## Dataset extract
★ ★ ★ ★

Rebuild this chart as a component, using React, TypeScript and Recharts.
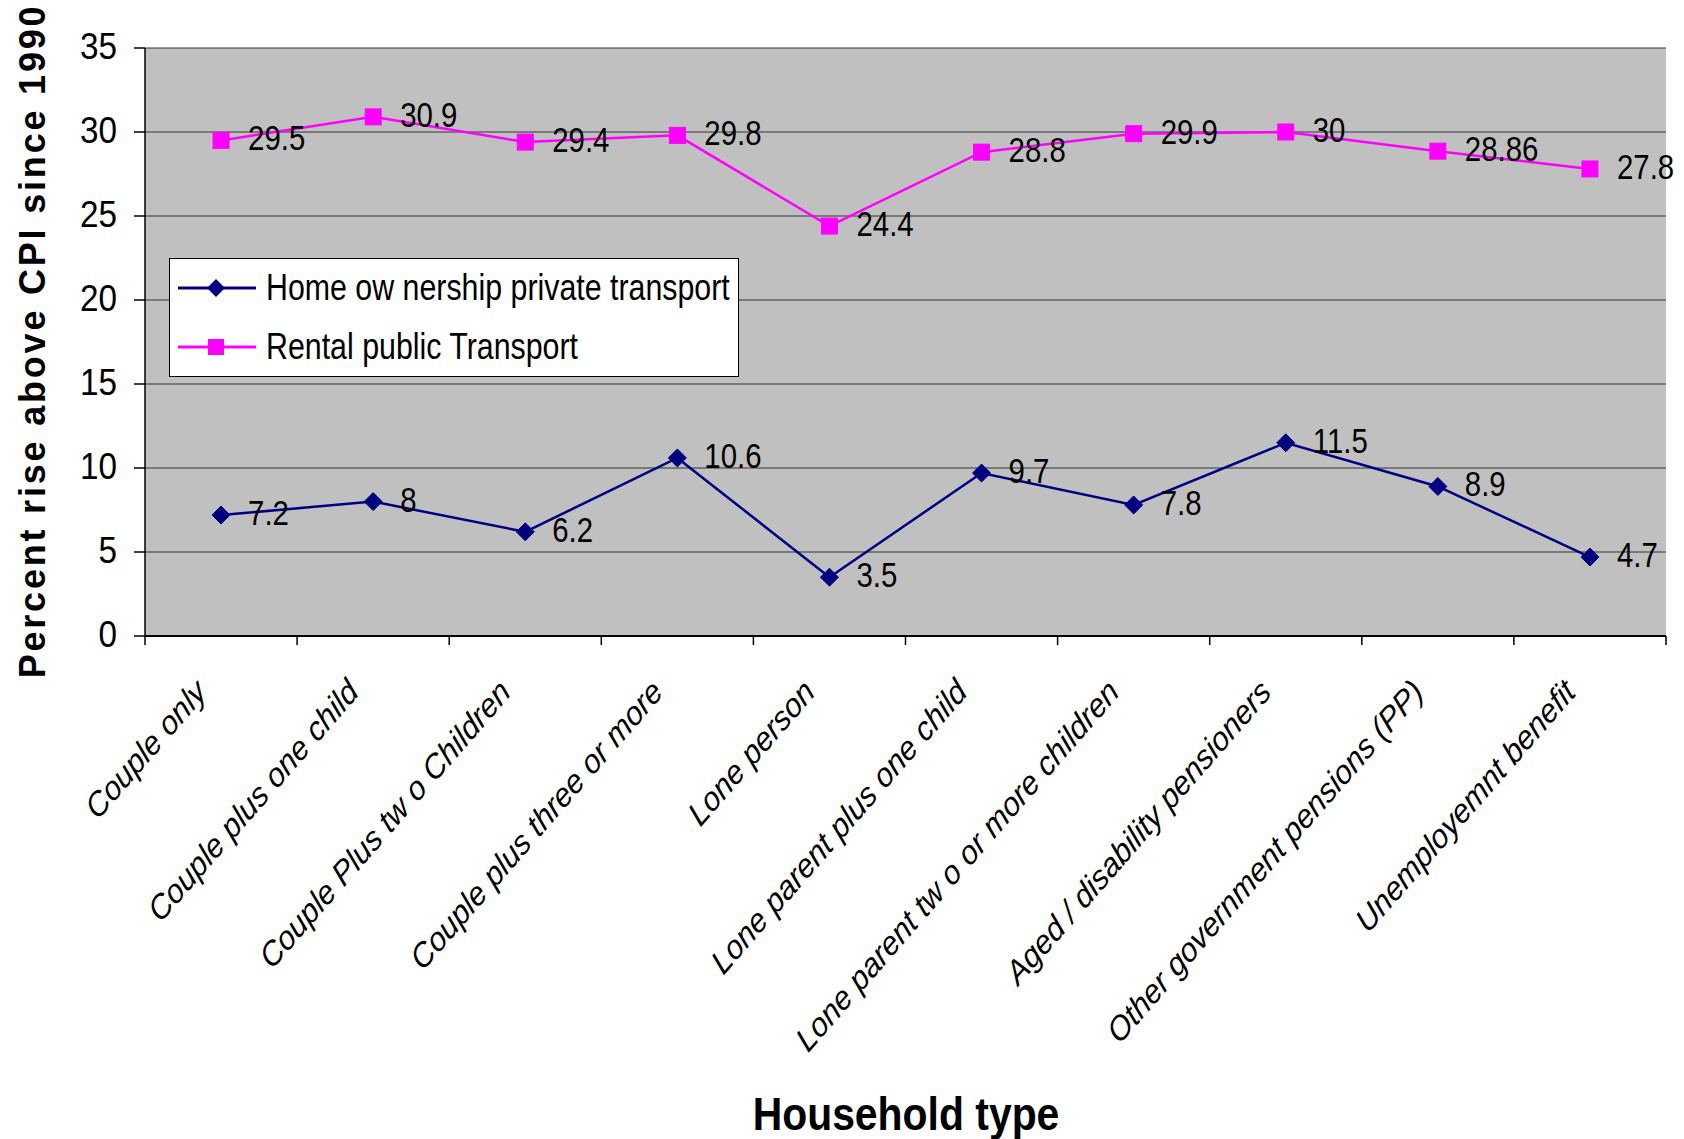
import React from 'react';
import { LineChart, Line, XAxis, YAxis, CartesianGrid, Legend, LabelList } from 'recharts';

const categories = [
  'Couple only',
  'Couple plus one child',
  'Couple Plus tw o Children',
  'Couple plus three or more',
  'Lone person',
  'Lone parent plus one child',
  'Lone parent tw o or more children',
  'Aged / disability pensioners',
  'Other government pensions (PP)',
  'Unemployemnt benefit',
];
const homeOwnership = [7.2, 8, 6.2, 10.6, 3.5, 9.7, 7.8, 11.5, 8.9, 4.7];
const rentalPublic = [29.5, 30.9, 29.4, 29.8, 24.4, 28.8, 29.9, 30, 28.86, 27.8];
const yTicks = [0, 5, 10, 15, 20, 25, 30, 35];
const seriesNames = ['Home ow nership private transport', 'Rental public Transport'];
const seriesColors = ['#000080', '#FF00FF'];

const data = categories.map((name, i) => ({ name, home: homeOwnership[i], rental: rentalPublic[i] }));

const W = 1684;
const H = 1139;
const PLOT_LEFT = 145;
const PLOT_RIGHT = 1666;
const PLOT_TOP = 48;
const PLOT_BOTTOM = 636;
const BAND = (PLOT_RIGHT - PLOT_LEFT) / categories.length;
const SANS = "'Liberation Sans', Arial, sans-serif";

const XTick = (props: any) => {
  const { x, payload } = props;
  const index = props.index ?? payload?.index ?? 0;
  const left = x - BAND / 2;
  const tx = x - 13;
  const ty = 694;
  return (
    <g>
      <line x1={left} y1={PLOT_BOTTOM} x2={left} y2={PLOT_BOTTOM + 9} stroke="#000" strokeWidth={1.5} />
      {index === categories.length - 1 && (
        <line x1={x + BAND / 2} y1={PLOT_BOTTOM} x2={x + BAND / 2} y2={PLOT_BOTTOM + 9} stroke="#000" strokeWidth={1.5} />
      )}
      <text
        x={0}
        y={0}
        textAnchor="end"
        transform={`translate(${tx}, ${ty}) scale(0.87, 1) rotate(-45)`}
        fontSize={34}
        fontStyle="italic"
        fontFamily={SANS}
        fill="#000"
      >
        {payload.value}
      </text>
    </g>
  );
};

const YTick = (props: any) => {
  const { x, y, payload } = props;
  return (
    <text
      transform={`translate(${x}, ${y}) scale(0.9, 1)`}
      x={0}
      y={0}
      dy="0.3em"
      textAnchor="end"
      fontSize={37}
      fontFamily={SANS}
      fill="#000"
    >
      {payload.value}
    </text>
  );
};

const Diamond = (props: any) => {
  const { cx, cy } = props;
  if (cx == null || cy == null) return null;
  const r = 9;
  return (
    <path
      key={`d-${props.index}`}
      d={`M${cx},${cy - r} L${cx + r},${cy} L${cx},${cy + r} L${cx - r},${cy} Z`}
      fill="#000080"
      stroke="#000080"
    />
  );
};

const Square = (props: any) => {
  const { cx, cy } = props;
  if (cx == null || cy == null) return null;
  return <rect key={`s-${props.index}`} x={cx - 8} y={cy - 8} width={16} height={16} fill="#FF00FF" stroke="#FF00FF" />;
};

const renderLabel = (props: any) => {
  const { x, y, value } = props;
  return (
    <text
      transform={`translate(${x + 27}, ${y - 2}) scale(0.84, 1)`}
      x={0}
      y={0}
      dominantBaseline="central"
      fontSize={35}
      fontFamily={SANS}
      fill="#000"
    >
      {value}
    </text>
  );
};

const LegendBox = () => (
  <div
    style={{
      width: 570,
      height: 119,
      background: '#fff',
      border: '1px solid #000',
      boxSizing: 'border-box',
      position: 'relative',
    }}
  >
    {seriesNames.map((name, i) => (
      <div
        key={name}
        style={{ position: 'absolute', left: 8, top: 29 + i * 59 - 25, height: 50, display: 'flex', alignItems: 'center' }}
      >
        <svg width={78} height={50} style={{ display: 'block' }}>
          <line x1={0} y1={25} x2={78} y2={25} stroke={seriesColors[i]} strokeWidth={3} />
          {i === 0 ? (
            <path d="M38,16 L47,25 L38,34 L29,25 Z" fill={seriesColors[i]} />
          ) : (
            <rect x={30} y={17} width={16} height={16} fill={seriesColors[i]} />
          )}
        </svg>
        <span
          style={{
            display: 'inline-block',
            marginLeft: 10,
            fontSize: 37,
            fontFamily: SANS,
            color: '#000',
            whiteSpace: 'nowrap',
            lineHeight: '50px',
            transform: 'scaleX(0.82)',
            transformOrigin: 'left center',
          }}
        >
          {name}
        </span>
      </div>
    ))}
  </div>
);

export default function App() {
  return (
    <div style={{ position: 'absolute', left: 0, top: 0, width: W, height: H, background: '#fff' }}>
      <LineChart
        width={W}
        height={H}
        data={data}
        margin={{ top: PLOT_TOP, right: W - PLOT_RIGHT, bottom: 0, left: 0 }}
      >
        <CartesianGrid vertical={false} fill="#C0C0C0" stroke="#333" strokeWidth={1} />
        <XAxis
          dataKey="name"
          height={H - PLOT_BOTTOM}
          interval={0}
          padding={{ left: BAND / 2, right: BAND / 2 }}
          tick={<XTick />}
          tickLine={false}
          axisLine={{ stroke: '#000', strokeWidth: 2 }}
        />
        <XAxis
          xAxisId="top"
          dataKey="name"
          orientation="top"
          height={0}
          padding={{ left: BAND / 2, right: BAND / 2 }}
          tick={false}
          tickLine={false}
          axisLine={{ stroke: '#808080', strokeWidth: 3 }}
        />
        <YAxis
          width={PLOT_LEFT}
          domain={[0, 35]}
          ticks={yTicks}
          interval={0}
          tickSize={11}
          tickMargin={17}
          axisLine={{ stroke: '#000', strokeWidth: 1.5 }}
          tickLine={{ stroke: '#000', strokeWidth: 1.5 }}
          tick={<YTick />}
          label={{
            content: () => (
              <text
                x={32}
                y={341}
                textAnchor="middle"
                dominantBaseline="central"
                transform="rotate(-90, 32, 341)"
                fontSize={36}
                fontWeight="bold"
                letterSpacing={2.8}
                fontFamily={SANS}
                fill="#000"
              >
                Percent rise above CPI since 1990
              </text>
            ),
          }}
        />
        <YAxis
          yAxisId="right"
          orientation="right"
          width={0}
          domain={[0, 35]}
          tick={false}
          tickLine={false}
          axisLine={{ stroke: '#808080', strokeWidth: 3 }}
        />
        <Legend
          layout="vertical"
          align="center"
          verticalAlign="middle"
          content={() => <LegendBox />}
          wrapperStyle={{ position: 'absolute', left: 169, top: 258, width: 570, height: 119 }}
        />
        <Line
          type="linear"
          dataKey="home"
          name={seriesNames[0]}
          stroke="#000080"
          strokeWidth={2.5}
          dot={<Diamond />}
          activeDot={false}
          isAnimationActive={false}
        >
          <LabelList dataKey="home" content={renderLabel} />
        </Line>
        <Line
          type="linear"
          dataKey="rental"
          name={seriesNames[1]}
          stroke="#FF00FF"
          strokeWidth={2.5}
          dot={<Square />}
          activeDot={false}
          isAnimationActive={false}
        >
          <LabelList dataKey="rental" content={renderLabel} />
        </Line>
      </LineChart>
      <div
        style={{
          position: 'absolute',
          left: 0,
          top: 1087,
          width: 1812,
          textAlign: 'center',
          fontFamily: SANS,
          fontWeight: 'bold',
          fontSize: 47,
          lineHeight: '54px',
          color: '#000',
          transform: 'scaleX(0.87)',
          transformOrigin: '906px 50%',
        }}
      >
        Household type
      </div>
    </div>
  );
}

★ ★ ★ ★

## Exercise prompt
Reproduce the listing word for word and omit its pictures.

## Exercise result
Rebuild this chart as a component, using React, TypeScript and Recharts.
import React from 'react';
import { LineChart, Line, XAxis, YAxis, CartesianGrid, Legend, LabelList } from 'recharts';

const categories = [
  'Couple only',
  'Couple plus one child',
  'Couple Plus tw o Children',
  'Couple plus three or more',
  'Lone person',
  'Lone parent plus one child',
  'Lone parent tw o or more children',
  'Aged / disability pensioners',
  'Other government pensions (PP)',
  'Unemployemnt benefit',
];
const homeOwnership = [7.2, 8, 6.2, 10.6, 3.5, 9.7, 7.8, 11.5, 8.9, 4.7];
const rentalPublic = [29.5, 30.9, 29.4, 29.8, 24.4, 28.8, 29.9, 30, 28.86, 27.8];
const yTicks = [0, 5, 10, 15, 20, 25, 30, 35];
const seriesNames = ['Home ow nership private transport', 'Rental public Transport'];
const seriesColors = ['#000080', '#FF00FF'];

const data = categories.map((name, i) => ({ name, home: homeOwnership[i], rental: rentalPublic[i] }));

const W = 1684;
const H = 1139;
const PLOT_LEFT = 145;
const PLOT_RIGHT = 1666;
const PLOT_TOP = 48;
const PLOT_BOTTOM = 636;
const BAND = (PLOT_RIGHT - PLOT_LEFT) / categories.length;
const SANS = "'Liberation Sans', Arial, sans-serif";

const XTick = (props: any) => {
  const { x, payload } = props;
  const index = props.index ?? payload?.index ?? 0;
  const left = x - BAND / 2;
  const tx = x - 13;
  const ty = 694;
  return (
    <g>
      <line x1={left} y1={PLOT_BOTTOM} x2={left} y2={PLOT_BOTTOM + 9} stroke="#000" strokeWidth={1.5} />
      {index === categories.length - 1 && (
        <line x1={x + BAND / 2} y1={PLOT_BOTTOM} x2={x + BAND / 2} y2={PLOT_BOTTOM + 9} stroke="#000" strokeWidth={1.5} />
      )}
      <text
        x={0}
        y={0}
        textAnchor="end"
        transform={`translate(${tx}, ${ty}) scale(0.87, 1) rotate(-45)`}
        fontSize={34}
        fontStyle="italic"
        fontFamily={SANS}
        fill="#000"
      >
        {payload.value}
      </text>
    </g>
  );
};

const YTick = (props: any) => {
  const { x, y, payload } = props;
  return (
    <text
      transform={`translate(${x}, ${y}) scale(0.9, 1)`}
      x={0}
      y={0}
      dy="0.3em"
      textAnchor="end"
      fontSize={37}
      fontFamily={SANS}
      fill="#000"
    >
      {payload.value}
    </text>
  );
};

const Diamond = (props: any) => {
  const { cx, cy } = props;
  if (cx == null || cy == null) return null;
  const r = 9;
  return (
    <path
      key={`d-${props.index}`}
      d={`M${cx},${cy - r} L${cx + r},${cy} L${cx},${cy + r} L${cx - r},${cy} Z`}
      fill="#000080"
      stroke="#000080"
    />
  );
};

const Square = (props: any) => {
  const { cx, cy } = props;
  if (cx == null || cy == null) return null;
  return <rect key={`s-${props.index}`} x={cx - 8} y={cy - 8} width={16} height={16} fill="#FF00FF" stroke="#FF00FF" />;
};

const renderLabel = (props: any) => {
  const { x, y, value } = props;
  return (
    <text
      transform={`translate(${x + 27}, ${y - 2}) scale(0.84, 1)`}
      x={0}
      y={0}
      dominantBaseline="central"
      fontSize={35}
      fontFamily={SANS}
      fill="#000"
    >
      {value}
    </text>
  );
};

const LegendBox = () => (
  <div
    style={{
      width: 570,
      height: 119,
      background: '#fff',
      border: '1px solid #000',
      boxSizing: 'border-box',
      position: 'relative',
    }}
  >
    {seriesNames.map((name, i) => (
      <div
        key={name}
        style={{ position: 'absolute', left: 8, top: 29 + i * 59 - 25, height: 50, display: 'flex', alignItems: 'center' }}
      >
        <svg width={78} height={50} style={{ display: 'block' }}>
          <line x1={0} y1={25} x2={78} y2={25} stroke={seriesColors[i]} strokeWidth={3} />
          {i === 0 ? (
            <path d="M38,16 L47,25 L38,34 L29,25 Z" fill={seriesColors[i]} />
          ) : (
            <rect x={30} y={17} width={16} height={16} fill={seriesColors[i]} />
          )}
        </svg>
        <span
          style={{
            display: 'inline-block',
            marginLeft: 10,
            fontSize: 37,
            fontFamily: SANS,
            color: '#000',
            whiteSpace: 'nowrap',
            lineHeight: '50px',
            transform: 'scaleX(0.82)',
            transformOrigin: 'left center',
          }}
        >
          {name}
        </span>
      </div>
    ))}
  </div>
);

export default function App() {
  return (
    <div style={{ position: 'absolute', left: 0, top: 0, width: W, height: H, background: '#fff' }}>
      <LineChart
        width={W}
        height={H}
        data={data}
        margin={{ top: PLOT_TOP, right: W - PLOT_RIGHT, bottom: 0, left: 0 }}
      >
        <CartesianGrid vertical={false} fill="#C0C0C0" stroke="#333" strokeWidth={1} />
        <XAxis
          dataKey="name"
          height={H - PLOT_BOTTOM}
          interval={0}
          padding={{ left: BAND / 2, right: BAND / 2 }}
          tick={<XTick />}
          tickLine={false}
          axisLine={{ stroke: '#000', strokeWidth: 2 }}
        />
        <XAxis
          xAxisId="top"
          dataKey="name"
          orientation="top"
          height={0}
          padding={{ left: BAND / 2, right: BAND / 2 }}
          tick={false}
          tickLine={false}
          axisLine={{ stroke: '#808080', strokeWidth: 3 }}
        />
        <YAxis
          width={PLOT_LEFT}
          domain={[0, 35]}
          ticks={yTicks}
          interval={0}
          tickSize={11}
          tickMargin={17}
          axisLine={{ stroke: '#000', strokeWidth: 1.5 }}
          tickLine={{ stroke: '#000', strokeWidth: 1.5 }}
          tick={<YTick />}
          label={{
            content: () => (
              <text
                x={32}
                y={341}
                textAnchor="middle"
                dominantBaseline="central"
                transform="rotate(-90, 32, 341)"
                fontSize={36}
                fontWeight="bold"
                letterSpacing={2.8}
                fontFamily={SANS}
                fill="#000"
              >
                Percent rise above CPI since 1990
              </text>
            ),
          }}
        />
        <YAxis
          yAxisId="right"
          orientation="right"
          width={0}
          domain={[0, 35]}
          tick={false}
          tickLine={false}
          axisLine={{ stroke: '#808080', strokeWidth: 3 }}
        />
        <Legend
          layout="vertical"
          align="center"
          verticalAlign="middle"
          content={() => <LegendBox />}
          wrapperStyle={{ position: 'absolute', left: 169, top: 258, width: 570, height: 119 }}
        />
        <Line
          type="linear"
          dataKey="home"
          name={seriesNames[0]}
          stroke="#000080"
          strokeWidth={2.5}
          dot={<Diamond />}
          activeDot={false}
          isAnimationActive={false}
        >
          <LabelList dataKey="home" content={renderLabel} />
        </Line>
        <Line
          type="linear"
          dataKey="rental"
          name={seriesNames[1]}
          stroke="#FF00FF"
          strokeWidth={2.5}
          dot={<Square />}
          activeDot={false}
          isAnimationActive={false}
        >
          <LabelList dataKey="rental" content={renderLabel} />
        </Line>
      </LineChart>
      <div
        style={{
          position: 'absolute',
          left: 0,
          top: 1087,
          width: 1812,
          textAlign: 'center',
          fontFamily: SANS,
          fontWeight: 'bold',
          fontSize: 47,
          lineHeight: '54px',
          color: '#000',
          transform: 'scaleX(0.87)',
          transformOrigin: '906px 50%',
        }}
      >
        Household type
      </div>
    </div>
  );
}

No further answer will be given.